## Begin

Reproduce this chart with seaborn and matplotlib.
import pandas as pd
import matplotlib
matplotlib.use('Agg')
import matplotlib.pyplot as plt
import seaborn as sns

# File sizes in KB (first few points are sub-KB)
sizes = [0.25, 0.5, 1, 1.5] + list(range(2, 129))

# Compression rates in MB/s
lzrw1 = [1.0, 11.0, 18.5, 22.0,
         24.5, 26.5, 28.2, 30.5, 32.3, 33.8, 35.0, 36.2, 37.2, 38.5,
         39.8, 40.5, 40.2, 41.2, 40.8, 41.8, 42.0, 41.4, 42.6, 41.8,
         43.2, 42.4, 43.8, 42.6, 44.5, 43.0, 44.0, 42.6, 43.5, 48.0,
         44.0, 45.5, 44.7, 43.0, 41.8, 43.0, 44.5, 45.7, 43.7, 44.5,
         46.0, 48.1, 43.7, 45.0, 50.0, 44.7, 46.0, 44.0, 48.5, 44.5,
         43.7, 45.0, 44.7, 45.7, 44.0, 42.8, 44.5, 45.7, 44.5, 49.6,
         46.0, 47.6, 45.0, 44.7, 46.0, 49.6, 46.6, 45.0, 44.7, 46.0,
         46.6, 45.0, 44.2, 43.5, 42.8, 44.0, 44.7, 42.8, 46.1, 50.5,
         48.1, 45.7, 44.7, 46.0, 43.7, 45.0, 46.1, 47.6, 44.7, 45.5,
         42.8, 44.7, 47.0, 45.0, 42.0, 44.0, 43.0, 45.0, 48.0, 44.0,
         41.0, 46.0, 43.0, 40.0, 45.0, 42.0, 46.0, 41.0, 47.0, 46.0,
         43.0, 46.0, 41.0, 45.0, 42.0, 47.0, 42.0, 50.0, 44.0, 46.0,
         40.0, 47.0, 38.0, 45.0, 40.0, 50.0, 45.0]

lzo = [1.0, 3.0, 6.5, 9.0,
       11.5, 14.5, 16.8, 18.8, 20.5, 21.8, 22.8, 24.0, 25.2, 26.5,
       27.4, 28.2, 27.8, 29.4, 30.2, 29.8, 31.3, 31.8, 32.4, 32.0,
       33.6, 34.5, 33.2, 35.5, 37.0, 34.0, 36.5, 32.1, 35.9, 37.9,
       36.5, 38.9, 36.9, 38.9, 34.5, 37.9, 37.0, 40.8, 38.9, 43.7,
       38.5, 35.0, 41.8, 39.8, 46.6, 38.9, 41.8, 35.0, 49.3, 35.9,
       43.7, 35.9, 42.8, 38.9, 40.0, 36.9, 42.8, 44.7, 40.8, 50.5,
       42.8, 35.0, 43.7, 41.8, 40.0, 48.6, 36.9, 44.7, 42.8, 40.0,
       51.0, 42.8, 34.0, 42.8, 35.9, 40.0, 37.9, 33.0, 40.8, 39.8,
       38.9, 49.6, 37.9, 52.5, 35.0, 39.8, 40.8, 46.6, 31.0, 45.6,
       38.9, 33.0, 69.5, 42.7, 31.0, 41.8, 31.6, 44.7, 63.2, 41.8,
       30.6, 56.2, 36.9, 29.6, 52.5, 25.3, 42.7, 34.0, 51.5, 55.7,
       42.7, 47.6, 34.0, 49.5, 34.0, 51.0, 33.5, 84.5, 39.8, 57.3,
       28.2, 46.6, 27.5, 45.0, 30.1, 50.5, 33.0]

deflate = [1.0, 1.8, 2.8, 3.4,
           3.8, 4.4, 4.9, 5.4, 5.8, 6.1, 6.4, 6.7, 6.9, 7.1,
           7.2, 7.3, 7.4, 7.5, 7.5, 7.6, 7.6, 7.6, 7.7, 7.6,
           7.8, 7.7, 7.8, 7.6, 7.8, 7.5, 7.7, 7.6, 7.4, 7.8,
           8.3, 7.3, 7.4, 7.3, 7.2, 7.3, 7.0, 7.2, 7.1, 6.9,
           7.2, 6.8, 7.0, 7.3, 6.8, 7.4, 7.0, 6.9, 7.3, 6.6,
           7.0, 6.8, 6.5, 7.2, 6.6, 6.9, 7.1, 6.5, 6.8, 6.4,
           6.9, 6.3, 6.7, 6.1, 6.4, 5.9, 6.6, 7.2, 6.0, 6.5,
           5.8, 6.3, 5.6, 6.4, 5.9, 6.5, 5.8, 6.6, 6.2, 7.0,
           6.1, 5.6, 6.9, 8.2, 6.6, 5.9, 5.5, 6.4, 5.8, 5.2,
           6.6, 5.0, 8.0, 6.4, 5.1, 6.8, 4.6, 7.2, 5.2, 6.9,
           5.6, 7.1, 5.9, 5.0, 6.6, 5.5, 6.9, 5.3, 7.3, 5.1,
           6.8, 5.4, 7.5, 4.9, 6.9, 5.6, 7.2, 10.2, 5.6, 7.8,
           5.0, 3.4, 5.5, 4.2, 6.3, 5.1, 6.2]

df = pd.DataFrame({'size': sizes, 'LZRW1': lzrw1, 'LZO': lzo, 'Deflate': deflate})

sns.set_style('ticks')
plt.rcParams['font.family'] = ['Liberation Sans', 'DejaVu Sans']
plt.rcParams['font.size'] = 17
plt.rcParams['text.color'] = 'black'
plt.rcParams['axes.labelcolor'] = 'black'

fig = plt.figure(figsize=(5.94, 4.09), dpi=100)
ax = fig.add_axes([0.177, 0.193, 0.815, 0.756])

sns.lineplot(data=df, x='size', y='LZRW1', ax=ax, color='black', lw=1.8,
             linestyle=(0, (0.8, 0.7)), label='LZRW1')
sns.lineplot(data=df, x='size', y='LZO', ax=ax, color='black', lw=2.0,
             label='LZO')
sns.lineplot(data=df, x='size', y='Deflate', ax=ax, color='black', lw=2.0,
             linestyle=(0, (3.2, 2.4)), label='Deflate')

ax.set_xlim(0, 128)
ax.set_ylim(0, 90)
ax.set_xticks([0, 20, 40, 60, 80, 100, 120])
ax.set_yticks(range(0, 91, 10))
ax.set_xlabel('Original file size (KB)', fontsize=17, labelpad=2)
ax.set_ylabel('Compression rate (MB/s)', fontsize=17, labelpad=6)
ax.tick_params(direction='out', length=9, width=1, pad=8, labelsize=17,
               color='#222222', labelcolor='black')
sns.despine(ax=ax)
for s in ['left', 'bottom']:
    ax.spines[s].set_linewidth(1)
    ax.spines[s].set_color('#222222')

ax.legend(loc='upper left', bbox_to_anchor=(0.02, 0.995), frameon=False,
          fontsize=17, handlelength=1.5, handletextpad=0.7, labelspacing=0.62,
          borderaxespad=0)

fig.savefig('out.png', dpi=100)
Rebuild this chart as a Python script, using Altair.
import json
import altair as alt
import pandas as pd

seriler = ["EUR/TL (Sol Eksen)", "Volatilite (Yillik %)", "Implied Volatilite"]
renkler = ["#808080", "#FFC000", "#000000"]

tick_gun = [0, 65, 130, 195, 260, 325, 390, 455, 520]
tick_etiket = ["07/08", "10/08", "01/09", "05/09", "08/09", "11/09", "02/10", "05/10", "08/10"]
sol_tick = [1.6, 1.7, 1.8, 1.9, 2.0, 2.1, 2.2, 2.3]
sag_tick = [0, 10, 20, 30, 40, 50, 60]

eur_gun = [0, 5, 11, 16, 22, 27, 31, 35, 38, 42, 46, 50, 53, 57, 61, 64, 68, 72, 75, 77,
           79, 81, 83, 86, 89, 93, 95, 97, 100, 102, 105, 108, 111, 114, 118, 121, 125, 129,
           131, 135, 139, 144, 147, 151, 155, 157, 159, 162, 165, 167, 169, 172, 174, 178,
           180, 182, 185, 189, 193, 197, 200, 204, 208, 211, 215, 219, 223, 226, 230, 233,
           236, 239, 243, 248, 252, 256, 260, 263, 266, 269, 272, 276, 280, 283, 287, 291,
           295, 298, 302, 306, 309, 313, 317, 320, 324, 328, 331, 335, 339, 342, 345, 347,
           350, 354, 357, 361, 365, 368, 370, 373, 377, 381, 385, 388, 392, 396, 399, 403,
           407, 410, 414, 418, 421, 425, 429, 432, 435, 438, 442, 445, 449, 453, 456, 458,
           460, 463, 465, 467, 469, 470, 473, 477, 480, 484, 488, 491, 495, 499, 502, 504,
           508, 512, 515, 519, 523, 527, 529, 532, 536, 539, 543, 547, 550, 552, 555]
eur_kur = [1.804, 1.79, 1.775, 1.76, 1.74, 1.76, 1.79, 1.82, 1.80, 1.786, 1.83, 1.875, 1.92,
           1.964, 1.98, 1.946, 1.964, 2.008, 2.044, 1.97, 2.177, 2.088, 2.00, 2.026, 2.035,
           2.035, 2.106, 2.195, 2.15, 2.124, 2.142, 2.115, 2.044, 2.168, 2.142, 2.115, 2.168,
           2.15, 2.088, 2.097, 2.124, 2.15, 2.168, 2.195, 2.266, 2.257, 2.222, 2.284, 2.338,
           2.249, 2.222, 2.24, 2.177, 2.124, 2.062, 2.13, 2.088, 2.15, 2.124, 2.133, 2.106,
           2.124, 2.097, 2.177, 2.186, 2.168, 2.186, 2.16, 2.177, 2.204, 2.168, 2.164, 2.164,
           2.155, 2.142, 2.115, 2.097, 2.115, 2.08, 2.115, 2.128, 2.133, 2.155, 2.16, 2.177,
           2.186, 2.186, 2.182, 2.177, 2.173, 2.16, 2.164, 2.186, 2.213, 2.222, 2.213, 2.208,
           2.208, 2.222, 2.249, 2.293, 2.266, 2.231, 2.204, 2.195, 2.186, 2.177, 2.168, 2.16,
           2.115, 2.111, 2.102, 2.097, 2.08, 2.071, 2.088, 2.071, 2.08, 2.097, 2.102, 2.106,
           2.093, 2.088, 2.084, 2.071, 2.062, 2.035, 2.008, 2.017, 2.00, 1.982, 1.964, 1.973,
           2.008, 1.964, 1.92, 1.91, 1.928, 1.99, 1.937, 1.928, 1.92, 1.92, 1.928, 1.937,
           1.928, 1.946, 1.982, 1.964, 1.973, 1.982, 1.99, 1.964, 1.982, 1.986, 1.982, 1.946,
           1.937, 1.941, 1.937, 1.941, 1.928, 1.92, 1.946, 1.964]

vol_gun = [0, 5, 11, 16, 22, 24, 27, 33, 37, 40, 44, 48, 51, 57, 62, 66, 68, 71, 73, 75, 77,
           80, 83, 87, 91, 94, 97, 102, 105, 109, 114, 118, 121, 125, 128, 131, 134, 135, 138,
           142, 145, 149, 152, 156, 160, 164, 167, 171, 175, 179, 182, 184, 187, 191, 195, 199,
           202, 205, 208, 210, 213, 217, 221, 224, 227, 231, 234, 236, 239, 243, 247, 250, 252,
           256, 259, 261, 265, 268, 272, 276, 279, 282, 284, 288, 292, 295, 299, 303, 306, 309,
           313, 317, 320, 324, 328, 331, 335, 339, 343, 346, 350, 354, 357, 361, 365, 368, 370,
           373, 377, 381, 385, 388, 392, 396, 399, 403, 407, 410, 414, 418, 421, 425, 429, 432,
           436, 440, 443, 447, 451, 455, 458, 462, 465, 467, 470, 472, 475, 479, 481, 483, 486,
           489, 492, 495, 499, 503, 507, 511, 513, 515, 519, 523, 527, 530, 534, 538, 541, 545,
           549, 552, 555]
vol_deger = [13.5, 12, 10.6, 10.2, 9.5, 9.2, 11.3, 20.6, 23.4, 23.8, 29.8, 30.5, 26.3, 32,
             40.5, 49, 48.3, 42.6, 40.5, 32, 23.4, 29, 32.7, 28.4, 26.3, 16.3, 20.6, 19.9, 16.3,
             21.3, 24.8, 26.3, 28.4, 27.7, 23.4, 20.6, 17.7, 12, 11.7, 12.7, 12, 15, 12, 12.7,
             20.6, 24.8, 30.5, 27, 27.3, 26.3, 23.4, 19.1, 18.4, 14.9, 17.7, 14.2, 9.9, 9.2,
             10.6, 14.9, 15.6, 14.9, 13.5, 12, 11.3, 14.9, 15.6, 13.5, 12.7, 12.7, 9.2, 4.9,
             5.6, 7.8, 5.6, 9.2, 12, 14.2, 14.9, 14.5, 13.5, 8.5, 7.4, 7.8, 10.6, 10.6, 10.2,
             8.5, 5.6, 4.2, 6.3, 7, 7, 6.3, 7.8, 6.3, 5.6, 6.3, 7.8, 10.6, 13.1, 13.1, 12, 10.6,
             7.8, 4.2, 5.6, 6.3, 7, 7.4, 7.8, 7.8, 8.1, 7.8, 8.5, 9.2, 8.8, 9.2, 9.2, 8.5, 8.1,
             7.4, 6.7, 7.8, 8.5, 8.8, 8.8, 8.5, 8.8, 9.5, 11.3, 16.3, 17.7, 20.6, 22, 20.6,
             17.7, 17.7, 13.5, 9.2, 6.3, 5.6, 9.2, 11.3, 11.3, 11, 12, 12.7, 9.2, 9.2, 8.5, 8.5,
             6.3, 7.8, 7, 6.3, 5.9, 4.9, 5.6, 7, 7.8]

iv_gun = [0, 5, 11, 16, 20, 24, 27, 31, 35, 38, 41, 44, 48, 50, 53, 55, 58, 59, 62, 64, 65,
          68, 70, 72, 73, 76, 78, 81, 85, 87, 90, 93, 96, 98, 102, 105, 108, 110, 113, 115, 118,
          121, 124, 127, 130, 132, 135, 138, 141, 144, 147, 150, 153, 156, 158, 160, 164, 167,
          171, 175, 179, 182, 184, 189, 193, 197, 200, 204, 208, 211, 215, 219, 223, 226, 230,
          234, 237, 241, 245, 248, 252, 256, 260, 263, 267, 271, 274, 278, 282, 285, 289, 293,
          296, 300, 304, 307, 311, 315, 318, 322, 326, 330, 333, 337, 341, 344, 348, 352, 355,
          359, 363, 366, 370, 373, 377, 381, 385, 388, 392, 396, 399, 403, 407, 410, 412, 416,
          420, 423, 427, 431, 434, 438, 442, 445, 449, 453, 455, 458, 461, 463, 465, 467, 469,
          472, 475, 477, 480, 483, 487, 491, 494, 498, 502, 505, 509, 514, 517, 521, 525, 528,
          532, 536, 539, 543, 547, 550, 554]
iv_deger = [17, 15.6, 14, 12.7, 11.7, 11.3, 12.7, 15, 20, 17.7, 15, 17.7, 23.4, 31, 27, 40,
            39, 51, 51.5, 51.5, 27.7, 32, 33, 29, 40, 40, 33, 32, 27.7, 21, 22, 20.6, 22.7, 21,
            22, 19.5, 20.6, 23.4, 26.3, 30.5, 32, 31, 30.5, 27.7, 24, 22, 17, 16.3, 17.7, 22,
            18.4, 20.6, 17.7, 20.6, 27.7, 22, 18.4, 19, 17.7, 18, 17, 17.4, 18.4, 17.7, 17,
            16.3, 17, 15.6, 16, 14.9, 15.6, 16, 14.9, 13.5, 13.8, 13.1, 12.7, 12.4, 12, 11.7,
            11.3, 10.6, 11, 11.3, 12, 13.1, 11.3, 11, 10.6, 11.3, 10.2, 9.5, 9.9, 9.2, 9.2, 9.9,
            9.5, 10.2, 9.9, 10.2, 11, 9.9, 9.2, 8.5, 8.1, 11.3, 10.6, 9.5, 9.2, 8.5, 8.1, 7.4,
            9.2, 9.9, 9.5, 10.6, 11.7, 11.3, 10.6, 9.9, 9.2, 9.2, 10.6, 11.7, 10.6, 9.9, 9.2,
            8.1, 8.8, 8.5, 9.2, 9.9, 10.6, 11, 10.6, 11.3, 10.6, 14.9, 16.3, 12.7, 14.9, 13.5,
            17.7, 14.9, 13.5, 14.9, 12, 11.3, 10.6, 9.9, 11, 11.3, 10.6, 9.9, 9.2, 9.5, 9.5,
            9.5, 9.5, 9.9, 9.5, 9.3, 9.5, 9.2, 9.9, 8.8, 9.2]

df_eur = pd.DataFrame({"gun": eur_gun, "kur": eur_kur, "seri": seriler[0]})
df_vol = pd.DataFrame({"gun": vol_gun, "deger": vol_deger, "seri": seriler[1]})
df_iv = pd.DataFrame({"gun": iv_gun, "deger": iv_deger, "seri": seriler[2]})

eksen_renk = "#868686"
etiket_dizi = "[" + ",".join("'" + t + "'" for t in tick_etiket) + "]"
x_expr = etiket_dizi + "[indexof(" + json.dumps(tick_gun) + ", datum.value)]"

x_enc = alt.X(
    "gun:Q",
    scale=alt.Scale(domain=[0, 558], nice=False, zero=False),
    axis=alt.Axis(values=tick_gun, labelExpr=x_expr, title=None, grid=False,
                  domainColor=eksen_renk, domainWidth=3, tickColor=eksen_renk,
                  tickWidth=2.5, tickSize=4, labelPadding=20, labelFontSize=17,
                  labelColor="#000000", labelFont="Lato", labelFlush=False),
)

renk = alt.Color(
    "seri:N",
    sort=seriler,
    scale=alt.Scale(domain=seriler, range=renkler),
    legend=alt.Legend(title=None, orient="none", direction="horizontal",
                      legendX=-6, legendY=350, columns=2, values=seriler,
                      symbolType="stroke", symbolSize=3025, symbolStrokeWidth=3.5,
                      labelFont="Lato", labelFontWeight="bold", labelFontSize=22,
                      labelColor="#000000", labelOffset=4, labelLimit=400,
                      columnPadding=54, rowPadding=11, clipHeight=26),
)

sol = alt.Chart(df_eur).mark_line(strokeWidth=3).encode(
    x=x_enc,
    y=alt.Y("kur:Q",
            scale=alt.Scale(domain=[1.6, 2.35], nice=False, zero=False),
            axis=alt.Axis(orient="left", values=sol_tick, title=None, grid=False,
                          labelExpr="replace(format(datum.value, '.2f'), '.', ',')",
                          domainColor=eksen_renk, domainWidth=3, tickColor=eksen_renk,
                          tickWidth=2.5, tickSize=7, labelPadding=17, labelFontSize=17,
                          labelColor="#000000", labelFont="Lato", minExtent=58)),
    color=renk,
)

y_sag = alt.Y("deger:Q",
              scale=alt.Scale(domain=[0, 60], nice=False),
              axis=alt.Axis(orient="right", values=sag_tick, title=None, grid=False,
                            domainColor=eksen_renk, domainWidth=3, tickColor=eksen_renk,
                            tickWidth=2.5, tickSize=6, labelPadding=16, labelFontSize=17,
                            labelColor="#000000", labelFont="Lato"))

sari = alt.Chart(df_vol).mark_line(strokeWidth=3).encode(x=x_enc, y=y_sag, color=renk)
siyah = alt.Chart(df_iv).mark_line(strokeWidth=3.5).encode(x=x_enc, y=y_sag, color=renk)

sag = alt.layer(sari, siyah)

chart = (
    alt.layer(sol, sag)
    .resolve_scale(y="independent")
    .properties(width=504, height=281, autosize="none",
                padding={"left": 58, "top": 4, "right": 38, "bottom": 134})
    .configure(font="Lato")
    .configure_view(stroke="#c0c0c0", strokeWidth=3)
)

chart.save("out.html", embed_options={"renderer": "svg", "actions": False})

## End

Check each line above for the string "this", then copy the ones that have it.

Reproduce this chart with seaborn and matplotlib.
Rebuild this chart as a Python script, using Altair.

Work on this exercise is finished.